Motorlu Araçların Sınırlılığı: Dar sokaklar, enkaz yığınları ve yoldaki derin çatlaklar, dört tekerlekli (ve hatta çoğu zaman iki tekerlekli motorlu) araçların erişimini imkansız hale getirecektir.
2. Bisiklet: Afetin İlk 72 Saatindeki "Altın Çözüm"
Afet sonrası ilk 72 saat, hayatta kalma ve kritik müdahale açısından "Altın Saatler" olarak adlandırılır. Bu kritik süreçte bisiklet, motorlu araçların tüm zafiyetlerini avantaja çeviren tek alternatif ulaşım aracı olarak öne çıkar.

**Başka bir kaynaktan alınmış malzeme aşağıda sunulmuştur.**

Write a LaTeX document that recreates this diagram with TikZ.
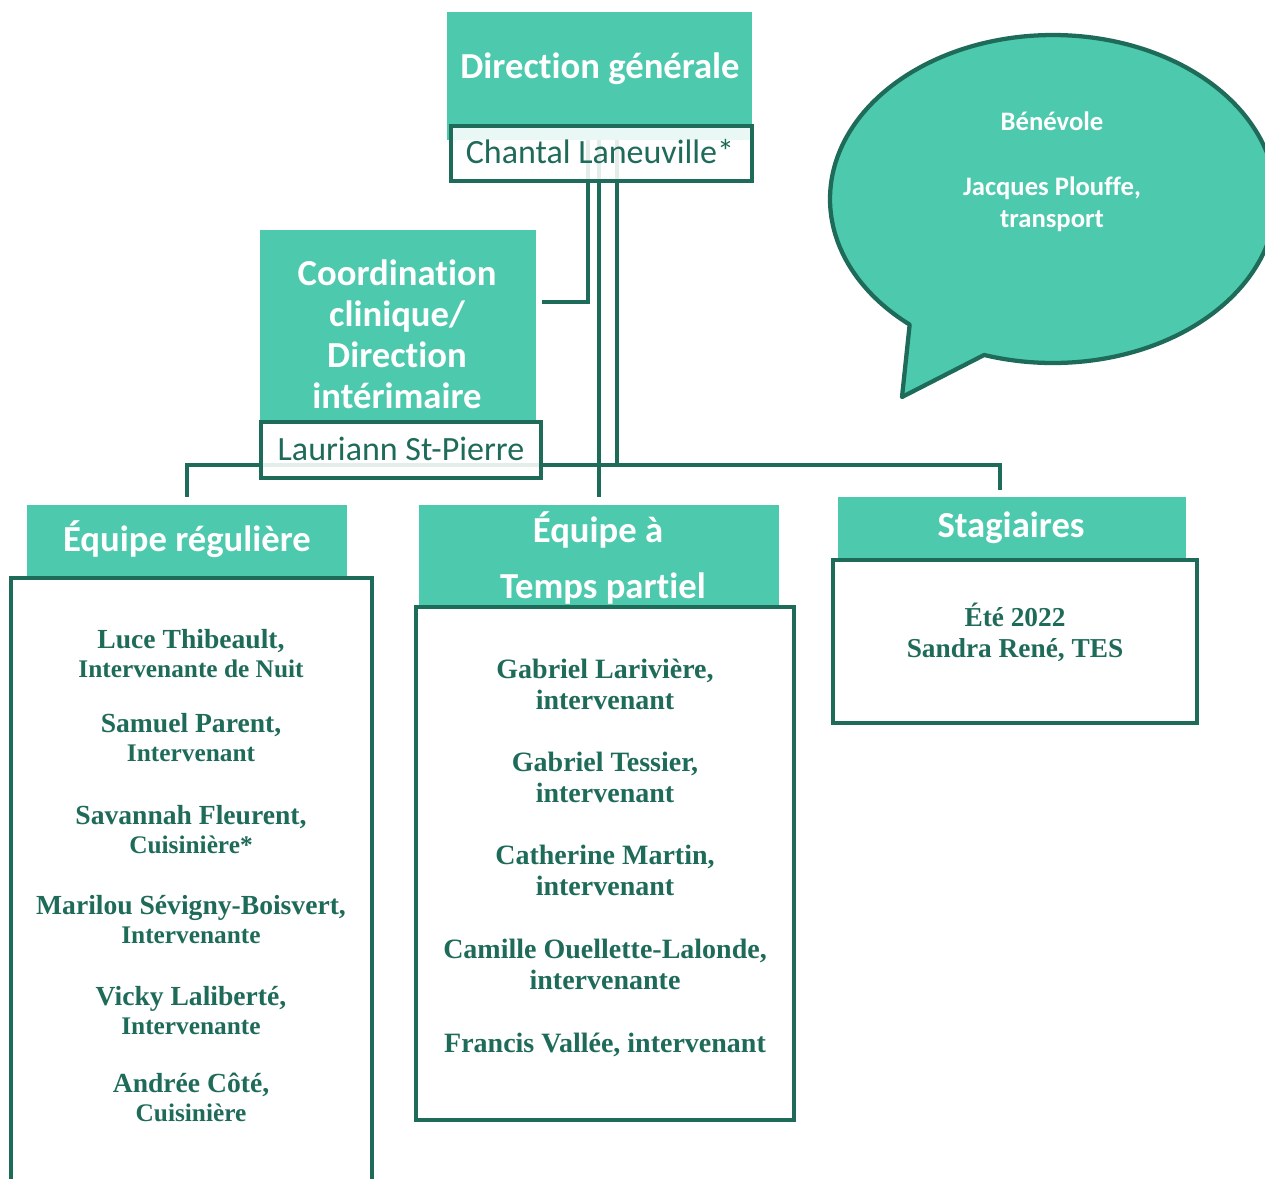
\documentclass[tikz,border=0pt]{standalone}
\usepackage{fontspec}
\setmainfont{Liberation Serif}
\newfontfamily\carl[Ligatures=NoCommon]{Carlito}
\definecolor{teal1}{RGB}{77,201,173}
\definecolor{dkg}{RGB}{31,107,89}
\tikzset{
  hdr/.style={fill=teal1, draw=none, inner sep=0pt},
  namebox/.style={draw=dkg, line width=3.2pt, fill=white, fill opacity=0.88, text opacity=1, inner sep=0pt},
  listbox/.style={draw=dkg, line width=3.2pt, fill=white, inner sep=0pt},
  conn/.style={draw=dkg, line width=3.5pt},
  htext/.style={text=white, font=\carl\bfseries\fontsize{27.5}{30}\selectfont, inner sep=0pt, anchor=base},
  ntext/.style={text=dkg, font=\carl\fontsize{25.5}{30}\selectfont, inner sep=0pt, anchor=base},
  btext/.style={text=white, font=\carl\bfseries\fontsize{20}{24}\selectfont, inner sep=0pt, anchor=base},
  lone/.style={text=dkg, font=\bfseries\fontsize{20.7}{24}\selectfont, inner sep=0pt, anchor=base},
  ltwo/.style={text=dkg, font=\bfseries\fontsize{19}{24}\selectfont, inner sep=0pt, anchor=base},
  mtext/.style={text=dkg, font=\bfseries\fontsize{21}{24}\selectfont, inner sep=0pt, anchor=base},
  stext/.style={text=dkg, font=\bfseries\fontsize{20.5}{24}\selectfont, inner sep=0pt, anchor=base},
  bubble/.style={fill=teal1, draw=dkg, line width=3.2pt, line join=round}
}
\begin{document}
\begin{tikzpicture}[x=0.75pt,y=-0.75pt]
\useasboundingbox (0,0) rectangle (1265,1179);
\clip (0,0) rectangle (1265,1179);

% speech bubble
\draw[bubble] plot[domain=130:468,samples=240] ({1053+223*cos(\x)},{199+164*sin(\x)}) -- (902,397) -- cycle;
\node[btext] (ben) at (1052,130) {Bénévole};
\node[btext] (jac) at (1052,195) {Jacques Plouffe,};
\node[btext] (tra) at (1052,227) {transport};

% headers
\node[hdr, minimum width=305*0.75pt, minimum height=128*0.75pt] (dg) at (599.5,76) {};
\node[hdr, minimum width=276*0.75pt, minimum height=190*0.75pt] (coord) at (398,325) {};
\node[hdr, minimum width=320*0.75pt, minimum height=72*0.75pt] (reg) at (187,541) {};
\node[hdr, minimum width=360*0.75pt, minimum height=100*0.75pt] (tp) at (599,555) {};
\node[hdr, minimum width=348*0.75pt, minimum height=61*0.75pt] (stag) at (1012,527.5) {};

% connectors
\coordinate (xa) at (588,0);
\coordinate (bus) at (617,465);
\draw[conn] (dg.south -| xa) |- ([xshift=4pt,yshift=17.25pt]coord.east);
\draw[conn] (dg.south -| tp.north) -- ([yshift=6pt]tp.north);
\draw[conn] (dg.south -| bus) -- (bus) -| ([xshift=-9pt,yshift=5.25pt]stag.north);
\draw[conn] (bus) -| ([yshift=6pt]reg.north);

% name boxes
\node[namebox, minimum width=301*0.75pt, minimum height=55*0.75pt] (chantal) at (601.5,153.5) {};
\node[namebox, minimum width=280*0.75pt, minimum height=56*0.75pt] (lauriann) at (401,450) {};

% list boxes
\node[listbox, minimum width=361*0.75pt, minimum height=622*0.75pt] (regbox) at (191.5,889) {};
\node[listbox, minimum width=378*0.75pt, minimum height=513*0.75pt] (tpbox) at (605,863.5) {};
\node[listbox, minimum width=364*0.75pt, minimum height=163*0.75pt] (stagbox) at (1015,641.5) {};

% header texts
\node[htext] (dgt) at (600,78) {Direction générale};
\node[ntext] (cht) at (600,163) {Chantal Laneuville*};
\node[htext] (co1) at (397,285) {Coordination};
\node[htext] (co2) at (397,326) {clinique/};
\node[htext] (co3) at (397,367) {Direction};
\node[htext] (co4) at (397,408) {intérimaire};
\node[ntext] (lat) at (401,460) {Lauriann St-Pierre};
\node[htext] (regt) at (187,551) {Équipe régulière};
\node[htext] (tpt1) at (598,542) {Équipe à};
\node[htext] (tpt2) at (603,598) {Temps partiel};
\node[htext] (stagt) at (1011,537) {Stagiaires};

% regular team
\foreach \i/\y/\a/\b in {1/648/{Luce Thibeault,}/{Intervenante de Nuit},
  2/732/{Samuel Parent,}/{Intervenant},
  3/824/{Savannah Fleurent,}/{Cuisinière*},
  4/914/{Marilou Sévigny-Boisvert,}/{Intervenante},
  5/1005/{Vicky Laliberté,}/{Intervenante},
  6/1092/{Andrée Côté,}/{Cuisinière}}{
  \node[lone] (r\i-a) at (191,\y) {\a};
  \node[ltwo] (r\i-b) at (191,\y+29) {\b};
}

% part-time team
\foreach \i/\y/\a/\b in {1/678/{Gabriel Larivière,}/{intervenant},
  2/771/{Gabriel Tessier,}/{intervenant},
  3/864/{Catherine Martin,}/{intervenant},
  4/958/{Camille Ouellette-Lalonde,}/{intervenante}}{
  \node[mtext] (t\i-a) at (605,\y) {\a};
  \node[mtext] (t\i-b) at (605,\y+31) {\b};
}
\node[mtext] (t5-a) at (605,1052) {Francis Vallée, intervenant};

% interns
\node[stext] (s1) at (1015,626) {Été 2022};
\node[stext] (s2) at (1015,657) {Sandra René, TES};
\end{tikzpicture}
\end{document}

Geçiş Üstünlüğü ve Esneklik: Bisiklet, enkaz yığınları, molozlar ve park etmiş araçların arasından kolayca manevra yapabilir. Hasarlı yolları, kaldırımları ve dar patikaları kullanarak kesintisiz ilerleyebilir.
Yakıt Bağımsızlığı: Tamamen insan gücüyle çalıştığı için enerji kesintilerinden etkilenmez. Bu, bisikletin afet durumunda en uzun süre işlevsel kalacak ulaşım çözümü olduğu anlamına gelir.
Sessiz Operasyon: Enkaz alanlarında her türlü ses, yardım çağrılarının duyulması için kritiktir. Bisikletin sessiz hareketi, arama-kurtarma ekiplerine büyük avantaj sağlar.
Lojistik Desteği: Özellikle kargo bisikletleri veya römorkla desteklenmiş MTB'ler, motorlu araçların ulaşamadığı noktalara hayati öneme sahip ilaç, su, ilk yardım malzemesi ve haberleşme ekipmanlarını hızla ulaştırabilir.
3. Uzman Tavsiyesi: Hazırlık Şimdi Başlamalı
Afet, olduktan sonra hazırlık yapabileceğiniz bir durum değildir. İstanbul halkı için bisiklet, artık bir hobi aracı değil, kişisel acil durum ve lojistik kitinin zorunlu bir parçasıdır.
Hemen Bir Bisiklet Edinin veya Mevcut Bisikletinizi Modifiye Edin: Eğer henüz bir bisikletiniz yoksa, hemen edinin. Varsa, onu deprem koşullarına hazırlayın. Patlak önleyici lastikler, güçlü aydınlatma ve küçük çaplı yük taşıma aparatları (sağlam bagaj ve çantalar) en temel modifikasyonlardır.
İleri Sürüş Eğitimi Alın: Bisiklet sürmeyi bilmek yetmez. Bisiklet İleri Sürüş Teknikleri Eğitimi ile enkaz, moloz, çamurlu ve zorlu arazide yükle birlikte düşmeden, hızlı ve güvenli hareket etme becerilerini geliştirin.
Gönüllü Olun ve Ağ Kurun: Afet, bireysel bir mesele değil, toplumsal bir sorundur. Depremden önce organize olmak, kriz anında koordineli hareket etme yeteneği kazandırır.
Sonuç olarak: İstanbul'da olası büyük bir depremde, akıllı şehir planlamasının ve ileri teknolojinin yerini, basit, çevik ve insana dayalı çözümler alacaktır. Bisiklet, sadece bir ulaşım aracı değil, afet sonrası dönemin en güvenilir hayat damarı ve mobil lojistik merkezidir. Depremi beklemeyin, bugün bisikletinizi hazırlayın.